@[TOC]
系列文章索引
Flink从入门到实践(一):Flink入门、Flink部署 Flink从入门到实践(二):Flink DataStream API Flink从入门到实践(三):数据实时采集 - Flink MySQL CDC
一、概述
1、版本匹配
注意MySQL的版本,本次是使用MySQL8.0进行演示。
同时,Flink支持很多数据库的cdc。
同时也要对应好版本,我们本次使用Flink是1.18,同时FlinkCDC也是3.0版本
2、导包
<dependency>
<groupId>org.apache.flink</groupId>
<artifactId>flink-clients</artifactId>
<version>1.18.0</version>
</dependency>
<dependency>
<groupId>org.apache.flink</groupId>
<artifactId>flink-streaming-java</artifactId>
<version>1.18.0</version>
</dependency>
<dependency>
<groupId>org.apache.flink</groupId>
<artifactId>flink-connector-base</artifactId>
<version>1.18.0</version>
</dependency>
<dependency>
<groupId>com.ververica</groupId>
<artifactId>flink-connector-mysql-cdc</artifactId>
<version>3.0.0</version>
</dependency>
<dependency>
<groupId>mysql</groupId>
<artifactId>mysql-connector-java</artifactId>
<version>8.0.27</version>
</dependency>
<dependency>
<groupId>org.apache.flink</groupId>
<artifactId>flink-table-runtime</artifactId>
<version>1.18.0</version>
</dependency>
二、编码实现
1、基本使用
import org.apache.flink.api.common.eventtime.WatermarkStrategy;
import org.apache.flink.streaming.api.environment.StreamExecutionEnvironment;
import com.ververica.cdc.debezium.JsonDebeziumDeserializationSchema;
import com.ververica.cdc.connectors.mysql.source.MySqlSource;
/**
* Flink MySql CDC
* 每次启动之后,会将所有数据采集一遍
*/
public class FlinkCDC01 {
public static void main(String[] args) throws Exception {
MySqlSource<String> mySqlSource = MySqlSource.<String>builder()
.hostname("192.168.56.10")
.port(3306)
.databaseList("testdb") // 要监听的数据库,可以填多个,支持正则表达式
.tableList("testdb.access") // 监听的表,可以填多个,需要db.表,支持正则表达式
.username("root")
.password("root")
.deserializer(new JsonDebeziumDeserializationSchema()) // converts SourceRecord to JSON String
.build();
StreamExecutionEnvironment env = StreamExecutionEnvironment.getExecutionEnvironment();
// 开启检查点
env.enableCheckpointing(3000);
env
.fromSource(mySqlSource, WatermarkStrategy.noWatermarks(), "MySQL Source")
// 1个并行任务
.setParallelism(1)
.print()
.setParallelism(1); // 对接收器使用并行性1来保持消息顺序
env.execute("Print MySQL Snapshot + Binlog");
}
}
结果是json数据:
{ "before": null, "after": { "id": 1, "name": "1" }, "source": { "version": "1.9.7.Final", "connector": "mysql", "name": "mysql_binlog_source", "ts_ms": 1707353812000, "snapshot": "false", "db": "testdb", // 库名 "sequence": null, "table": "access", // 表名 "server_id": 1, "gtid": null, "file": "binlog.000005", "pos": 374, "row": 0, "thread": 9, "query": null }, "op": "c", // 操作 c是create;u是update;d是delete;r是read "ts_ms": 1707353812450, "transaction": null }
2、更多配置
https://ververica.github.io/flink-cdc-connectors/master/content/connectors/mysql-cdc%28ZH%29.html
配置选项scan.startup.mode指定 MySQL CDC 使用者的启动模式。
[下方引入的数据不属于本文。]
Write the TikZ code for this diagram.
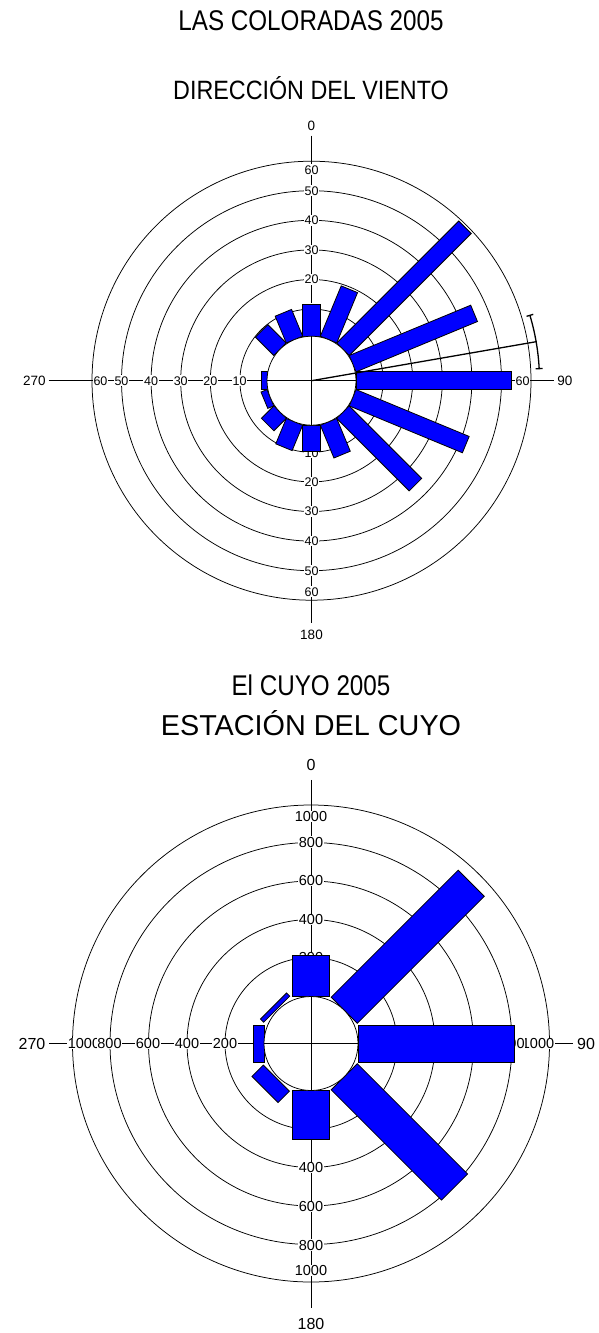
\documentclass[tikz,border=0pt]{standalone}
\usepackage{fontspec}
\usepackage{graphicx}
\setmainfont{Liberation Sans}
\begin{document}
\begin{tikzpicture}[x=1pt,y=1pt,
  ring/.style={line width=0.75pt},
  axisline/.style={line width=0.9pt},
  bar/.style={draw=black, fill=blue, line width=0.8pt},
  toplab/.style={fill=white, inner sep=0.8pt, font=\fontsize{12.5}{13}\selectfont},
  botlab/.style={fill=white, inner sep=0.8pt, font=\fontsize{14.5}{15}\selectfont},
  topdir/.style={inner sep=0pt, font=\fontsize{13.5}{14}\selectfont},
  botdir/.style={inner sep=0pt, font=\fontsize{16}{17}\selectfont},
  titletext/.style={anchor=base, inner sep=0pt},
  meanline/.style={line width=1.3pt}]
\useasboundingbox (0,0) rectangle (598,-1333);

% titles
\node[titletext] (t1) at (311,-30.7) {\fontsize{28.5}{30}\selectfont\scalebox{0.85}[1]{LAS COLORADAS 2005}};
\node[titletext] (t2) at (311,-99) {\fontsize{26.5}{28}\selectfont\scalebox{0.88}[1]{DIRECCIÓN DEL VIENTO}};
\node[titletext] (t3) at (311,-695) {\fontsize{28.5}{30}\selectfont\scalebox{0.85}[1]{El CUYO 2005}};
\node[titletext] (t4) at (311,-735.7) {\fontsize{28.8}{30}\selectfont ESTACIÓN DEL CUYO};

% ---------------- top rose ----------------
\begin{scope}[shift={(311.5,-380.7)}]
  \foreach \r in {71.6,101.2,130.8,160.4,190,219.5}
    \draw[ring] (0,0) circle[radius=\r];
  \draw[axisline] (0,245) -- (0,-242);
  \draw[axisline] (-263,0) -- (242,0);
  \node[topdir] (a0) at (0,254.7) {0};
  \node[topdir] (a180) at (0,-254.3) {180};
  \node[topdir] (a90) at (253.3,0) {90};
  \node[topdir] (a270) at (-277,0) {270};
  \foreach \v/\r in {10/72,20/101.2,30/130.8,40/160.4,50/190,60/211} {
    \node[toplab] (tu\v) at (0,\r) {\v};
    \node[toplab] (td\v) at (0,-\r) {\v};
    \node[toplab] (tl\v) at (-\r,0) {\v};
    \node[toplab] (tr\v) at (\r,0) {\v};
  }
  \foreach \b/\r in {0/76.5,22.5/99,45/217,67.5/176,90/200,112.5/167,135/147,157.5/80,180/71,202.5/72,225/62,247.5/51,270/50.5,315/70.5,337.5/73.5}
    \draw[bar,rotate=90-\b] (44.5,-8.85) rectangle (\r,8.85);
  \fill[white] (0,0) circle[radius=44.5];
  \draw[axisline] (-44.5,0) -- (44.5,0) (0,-44.5) -- (0,44.5);
  \draw[ring] (0,0) circle[radius=44.5];
  \coordinate (tc) at (0,0);
  \coordinate (tm) at (9.85:228.6);
  \draw[meanline] (tc) -- (tm);
  \draw[meanline] (16.66:228) arc[start angle=16.66, end angle=3.03, radius=228];
  \draw[meanline] (16.66:224.5) -- (16.66:231.5) (3.03:224.5) -- (3.03:231.5);
\end{scope}

% ---------------- bottom rose ----------------
\begin{scope}[shift={(311,-1043.5)}]
  \foreach \r in {86,124,162.5,201,238.5}
    \draw[ring] (0,0) circle[radius=\r];
  \draw[axisline] (0,263.7) -- (0,-264.3);
  \draw[axisline] (-262,0) -- (262,0);
  \node[botdir] (b0) at (0,278.7) {0};
  \node[botdir] (b180) at (0,-280.3) {180};
  \node[botdir] (b90) at (275,0) {90};
  \node[botdir] (b270) at (-279,0) {270};
  \foreach \v/\r in {1000/227,800/201.5,600/163,400/124,200/86} {
    \node[botlab] (bu\v) at (0,\r) {\v};
    \node[botlab] (bd\v) at (0,-\r) {\v};
    \node[botlab] (bl\v) at (-\r,0) {\v};
    \node[botlab] (br\v) at (\r,0) {\v};
  }
  \foreach \b/\r/\s in {0/88/47,45/226.6/47,90/203/47,135/203/47,180/96/47,225/65/49,270/58/47,315/53/48.5}
    \draw[bar,rotate=90-\b] (\s,-18.5) rectangle (\r,18.5);
  \fill[white] (0,0) circle[radius=47];
  \draw[axisline] (-47,0) -- (47,0) (0,-47) -- (0,47);
  \draw[ring] (0,0) circle[radius=47];
\end{scope}
\end{tikzpicture}
\end{document}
有效枚举包括: initial (默认):在第一次启动时对受监视的数据库表执行初始快照,并继续读取最新的 binlog。 earliest-offset:跳过快照阶段,从可读取的最早 binlog 位点开始读取 latest-offset:首次启动时,从不对受监视的数据库表执行快照, 连接器仅从 binlog 的结尾处开始读取,这意味着连接器只能读取在连接器启动之后的数据更改。 specific-offset:跳过快照阶段,从指定的 binlog 位点开始读取。位点可通过 binlog 文件名和位置指定,或者在 GTID 在集群上启用时通过 GTID 集合指定。 timestamp:跳过快照阶段,从指定的时间戳开始读取 binlog 事件。
3、自定义序列化器
import com.ververica.cdc.debezium.DebeziumDeserializationSchema;
import io.debezium.data.Envelope;
import org.apache.flink.api.common.typeinfo.BasicTypeInfo;
import org.apache.flink.api.common.typeinfo.TypeInformation;
import org.apache.flink.util.Collector;
import org.apache.kafka.connect.data.Field;
import org.apache.kafka.connect.data.Struct;
import org.apache.kafka.connect.source.SourceRecord;
import java.util.List;
public class DomainDeserializationSchema implements DebeziumDeserializationSchema<String> {
@Override
public void deserialize(SourceRecord sourceRecord, Collector<String> collector) throws Exception {
String topic = sourceRecord.topic();
String[] split = topic.split("\\.");
System.out.println("数据库:" + split[1]);
System.out.println("表:" + split[2]);
Struct value = (Struct)sourceRecord.value();
// 获取before信息
Struct before = value.getStruct("before");
System.out.println("before:" + before);
if (before != null) {
// 所有字段
List<Field> fields = before.schema().fields();
for (Field field : fields) {
System.out.println("before field:" + field.name() + " value:" + before.get(field));
}
}
// 获取after信息
Struct after = value.getStruct("after");
System.out.println("after:" + after);
if (after != null) {
// 所有字段
List<Field> fields = after.schema().fields();
for (Field field : fields) {
System.out.println("after field:" + field.name() + " value:" + after.get(field));
}
}
// 操作类型
Envelope.Operation operation = Envelope.operationFor(sourceRecord);
System.out.println("操作:" + operation);
// 收集序列化后的结果
collector.collect("aaaaaaaaaaaaa");
}
@Override
public TypeInformation<String> getProducedType() {
return BasicTypeInfo.STRING_TYPE_INFO; // 类型
}
}
MySqlSource<String> mySqlSource = MySqlSource.<String>builder()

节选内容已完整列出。